Football /Tragédie

Jeff Barios, emporté en plein match : le football haïtien endeuillé une fois de plus

Le silence s’est abattu sur Lakou Simon, aux Cayes, là où devait régner la joie simple du football d’été.

Samedi, lors du match inaugural du championnat de vacances, la passion du ballon rond s’est subitement muée en drame. L’ancien attaquant de l’AS La Gonâve, Jeff Barios, s’est écroulé sur le terrain, sans contact préalable avec un adversaire, alors qu’il se démarquait pour recevoir une passe.

Quelques instants plus tard, c’était l’inconcevable : le jeune homme entamait son dernier voyage, celui vers l’éternité.

Transporté en urgence à l’hôpital le plus proche, Jeff n’a pas survécu.

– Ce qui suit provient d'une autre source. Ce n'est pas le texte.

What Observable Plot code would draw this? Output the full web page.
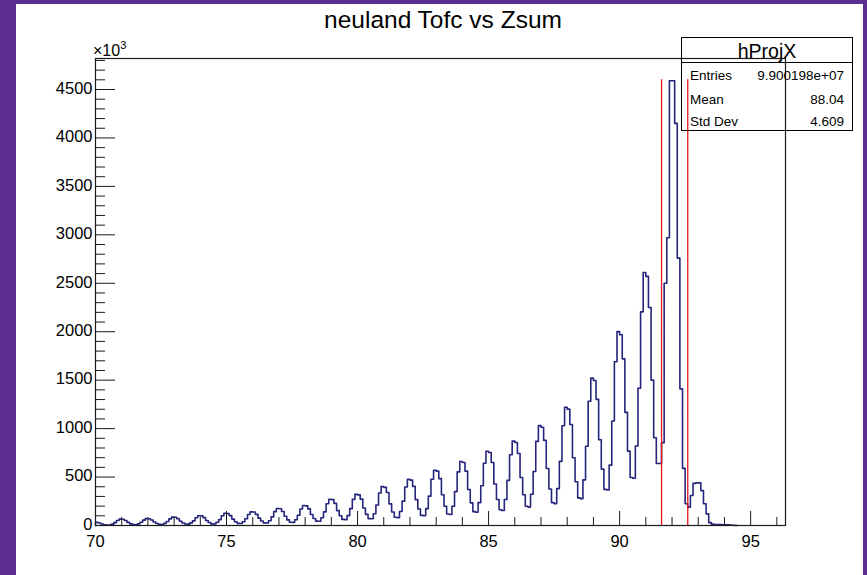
<!DOCTYPE html>
<html>
<head>
<meta charset="utf-8">
<script src="https://cdn.jsdelivr.net/npm/d3@7"></script>
<script src="https://cdn.jsdelivr.net/npm/@observablehq/plot@0.6"></script>
<style>
  html, body { margin: 0; padding: 0; width: 867px; height: 575px; overflow: hidden; background: #5b2c91; font-family: "Liberation Sans", Arial, sans-serif; }
  #panel { position: absolute; left: 16px; top: 4px; width: 847px; height: 571px; background: #ffffff; }
  #chart { position: absolute; left: 0; top: 0; }
  #title { position: absolute; left: 0; width: 886px; top: 8px; text-align: center; font-size: 24.5px; line-height: 1; color: #000; white-space: nowrap; }
  #exp { position: absolute; left: 93px; top: 41px; font-size: 16px; line-height: 1; color: #000; }
  #exp sup { font-size: 11px; position: relative; top: -1px; }
  #stats { position: absolute; left: 681px; top: 37px; width: 170px; height: 92px; border: 1px solid #000; background: transparent; color: #000; }
  #stats .head { position: absolute; left: 0; top: 0; width: 170px; height: 24px; border-bottom: 1px solid #000; text-align: center; font-size: 19.5px; line-height: 26px; }
  #stats .row { position: absolute; left: 8px; width: 154px; font-size: 13.5px; line-height: 1; }
  #stats .row span.v { position: absolute; right: 0; }
</style>
</head>
<body>
<div id="panel"></div>
<div id="chart"></div>
<div id="title"></div>
<div id="exp">×10<sup>3</sup></div>
<div id="stats"></div>
<script>
// ---- data (counts in units of 10^3) ----
const chartTitle = "neuland Tofc vs Zsum";
const histName = "hProjX";
const statLabels = ["Entries", "Mean", "Std Dev"];
const statValues = ["9.900198e+07", "88.04", "4.609"];

const binStart = 70;
const binWidth = 0.1;
const counts = [
  34, 26, 15, 8, 4,                                   // 70.0-70.5
  5, 14, 30, 52, 66, 65, 52, 32, 17, 9,               // 71
  8, 17, 33, 55, 71, 70, 57, 36, 21, 12,              // 72
  11, 22, 41, 68, 86, 85, 69, 44, 26, 15,             // 73
  14, 27, 48, 80, 101, 99, 81, 52, 31, 17,            // 74
  17, 33, 61, 101, 126, 124, 102, 66, 39, 22,         // 75
  20, 39, 70, 114, 141, 139, 115, 76, 46, 27,         // 76
  26, 49, 89, 143, 176, 173, 145, 96, 58, 34,         // 77
  32, 59, 106, 170, 206, 203, 172, 114, 73, 45,       // 78
  44, 80, 141, 225, 271, 267, 228, 154, 100, 63,      // 79
  61, 102, 174, 270, 321, 316, 272, 180, 115, 71,     // 80
  69, 122, 212, 336, 401, 394, 340, 223, 140, 85,     // 81
  81, 145, 252, 398, 476, 468, 404, 267, 170, 104,    // 82
  100, 174, 303, 478, 571, 561, 484, 317, 198, 119,   // 83
  113, 199, 350, 553, 661, 650, 561, 371, 234, 143,   // 84
  136, 236, 410, 642, 766, 753, 650, 428, 269, 163,   // 85
  155, 268, 466, 731, 871, 857, 743, 495, 318, 198,   // 86
  190, 322, 557, 868, 1031, 1014, 879, 588, 377, 236, // 87
  226, 381, 662, 1030, 1221, 1201, 1043, 700, 452, 285, // 88
  277, 471, 818, 1282, 1521, 1497, 1302, 885, 582, 373, // 89
  368, 623, 1078, 1690, 2001, 1969, 1720, 1168, 768, 496, // 90
  488, 820, 1416, 2205, 2611, 2571, 2250, 1500, 905, 640, // 91
  640, 855, 2500, 2970, 4590, 4590, 4150, 2760, 1410, 590, // 92
  225, 190, 310, 435, 440, 440, 360, 225, 120, 30,    // 93
  14, 10, 9, 11, 8, 7, 6, 5, 3, 0                     // 94
];

const xDomain = [70, 96.33];
const yDomain = [0, 4820];
const xMajorTicks = [70, 75, 80, 85, 90, 95];
const xMinorTicks = [71, 72, 73, 74, 76, 77, 78, 79, 81, 82, 83, 84, 86, 87, 88, 89, 91, 92, 93, 94, 96];
const yMajorTicks = [0, 500, 1000, 1500, 2000, 2500, 3000, 3500, 4000, 4500];
const yMinorTicks = d3.range(0, 4801, 100).filter(v => v % 500 !== 0);

const cutPositions = [91.6, 92.6];
const cutTop = 4600;

// ---- build ----
const hist = [{x: binStart, y: 0}]
  .concat(counts.map((c, i) => ({x: binStart + i * binWidth, y: c})))
  .concat([{x: binStart + counts.length * binWidth, y: 0}]);
const cuts = cutPositions.map(x => ({x, y1: 0, y2: cutTop}));

const axisColor = "#1a1a1a";
const plot = Plot.plot({
  width: 867,
  height: 575,
  marginLeft: 95,
  marginRight: 82,
  marginTop: 58,
  marginBottom: 50,
  style: {background: "transparent", fontFamily: "'Liberation Sans', Arial, sans-serif", fontSize: "16.5px", color: "#000", overflow: "visible"},
  x: {domain: xDomain},
  y: {domain: yDomain},
  marks: [
    Plot.line(hist, {x: "x", y: "y", curve: "step-after", stroke: "#25257e", strokeWidth: 1.6}),
    Plot.ruleX(cuts, {x: "x", y1: "y1", y2: "y2", stroke: "#e3161c", strokeWidth: 1.3}),
    // y axis: labels, major and minor inward ticks
    Plot.axisY({ticks: yMajorTicks, tickSize: 0, tickPadding: 3, dy: -1, tickFormat: d => String(d), label: null, fill: "#000", stroke: "none"}),
    Plot.axisY({ticks: yMajorTicks, tickSize: -20, fill: "none", stroke: axisColor, label: null}),
    Plot.axisY({ticks: yMinorTicks, tickSize: -10, fill: "none", stroke: axisColor, label: null}),
    // x axis
    Plot.axisX({ticks: xMajorTicks, tickSize: 0, tickPadding: 10, tickFormat: d => String(d), label: null, fill: "#000", stroke: "none"}),
    Plot.axisX({ticks: xMajorTicks, tickSize: -14, fill: "none", stroke: axisColor, label: null}),
    Plot.axisX({ticks: xMinorTicks, tickSize: -8, fill: "none", stroke: axisColor, label: null}),
    Plot.frame({stroke: axisColor, strokeWidth: 1.2})
  ]
});
document.getElementById("chart").appendChild(plot);

document.getElementById("title").textContent = chartTitle;

const stats = document.getElementById("stats");
const head = document.createElement("div");
head.className = "head";
head.textContent = histName;
stats.appendChild(head);
const rowTops = [31, 55, 77];
statLabels.forEach((lab, i) => {
  const r = document.createElement("div");
  r.className = "row";
  r.style.top = rowTops[i] + "px";
  r.innerHTML = "<span></span><span class='v'></span>";
  r.children[0].textContent = lab;
  r.children[1].textContent = statValues[i];
  stats.appendChild(r);
});
</script>
</body>
</html>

Une perte brutale, incompréhensible, qui vient douloureusement rappeler l’insoutenable précarité dans laquelle se déroulent trop souvent ces tournois populaires, pourtant si ancrés dans la vie communautaire haïtienne.

Car ce drame n’est pas une fatalité isolée. Depuis deux ans, les cas de malaises, d’effondrements, voire de décès sur les terrains de quartier se multiplient, dans l’indifférence presque générale des autorités locales.

Ni présence médicale, ni dispositif de premiers secours, ni encadrement sécuritaire.

Les championnats de vacances se déroulent dans un vide organisationnel effarant, laissant les joueurs – parfois très jeunes – à la merci du sort, sans le moindre filet de sécurité.

Faut-il rappeler que le football, même amateur, engage le corps de manière intense et exige un minimum de suivi médical ? Où sont les mairies, les CASEC, les Délégués, censés assurer un minimum de supervision ? Où est l’État, garant des conditions de vie et de jeu des jeunes citoyens ? Où sont les fédérations, les clubs, les sponsors – tous ceux qui, un jour ou l’autre, ont brandi le sport comme levier social, outil d’inclusion, tremplin vers l’espoir ?

La mort de Jeff Barios en plus d’être un accident tragique est le symptôme d’un pays qui abandonne sa jeunesse jusque sur les terrains de football.

Elle nous interpelle, collectivement, sur notre désengagement face aux questions élémentaires de prévention, de santé, de dignité.

Il est plus que temps que les comités d’organisation exigent des bilans de santé préalables pour chaque joueur, qu’un protocole d’urgence soit imposé pour chaque événement, que la Police Nationale d’Haïti et les premiers secours soient mobilisés – ne serait-ce que symboliquement. Car chaque vie sauvée en vaudra la peine.

À Jeff Barios, paix et lumière. Et que son départ nous réveille, enfin.